No final, há poucas sacadas, visuais ou narrativas, inspiradas. Quando Filippo empurra seu tio de volta, perto do final, um ensinamento do início é concretizado só na sugestão. O abraço comovente de Giulietta e a imigrante etíope também é bonito e com um desenvolvimento interessante, já que a relação das duas é marcante pelo laço que as une: o da maternidade. Mas convenhamos: a imigrante precisava mesmo dar o nome da italiana para sua filha? O esmero visual que Crialese tem na composição de quadros, como o das pessoas na água ou dos turistas, pulando em câmera lenta do barco, acaba se diluindo na narrativa pouco explorada.

Interessante perceber como um filme tão certinho, tão bonito, que exalta a natureza como algo belo a se contemplar, seja tão pretensioso. Julgar-se um micro-cosmo da Itália não é a melhor das atitudes nesses tempos realistas. E, novamente, forçar no drama também não ajuda: poxa, essa parte que representa a Itália tão bem nem tem lugar no mapa. Que triste, não?


Nisso, o tal código do mar até funciona perfeitamente dentro da lógica interna. O plano contra-plongée, debaixo d'água, vê todos os turistas nadando por sombras. Visualmente, todos parecem iguais. E não é a igualdade dos seres que o humanista filme prega?

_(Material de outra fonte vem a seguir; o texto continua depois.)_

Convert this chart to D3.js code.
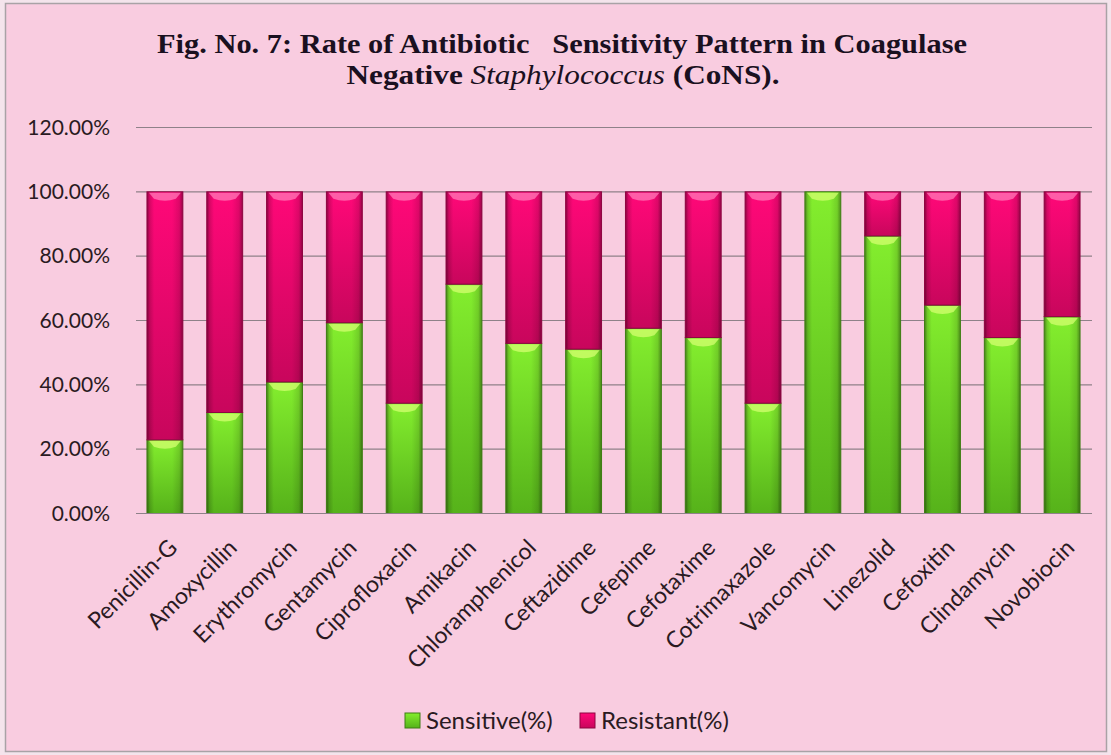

O problema é que com tanta ingenuidade, os erros não tardam a vir. Para um filme que procura não julgar ninguém, Terraferma julga até demais. Os turistas estão errados em não querer os imigrantes, mas os imigrantes podem invadir o país tranquilamente. Se a terra é de todos, era para ser dos turistas também. Errôneo da parte dos responsáveis, já que teoricamente colocaria a unidade do filme em risco. Mas veja como são as coisas: a mesma inocência que cegou o senso de julgamento dos envolvidos é a mesma que os salva. Os turistas são tão unidimensionais, sem ambição alguma além de "explorar" a terra firme italiana, que acabam sendo difíceis de defender. O amor ao país e ao povo, reduzindo as questões a meras alegorias, acaba funcionando como manifesto, mas não como filme. Ao estourar qualquer limite do verossímil ao abraçar o caricato, mesmo que sem intenção, Terraferma sobrevive.

E esse abraço ao caricato nos remete a Filippo. É bobo a um nível estratosférico, mas tem um bom coração. É ingênuo demais, coitado, mas é tão bondoso...

Exatamente como esse Terraferma. Forte concorrente ao Oscar de estrangeiro.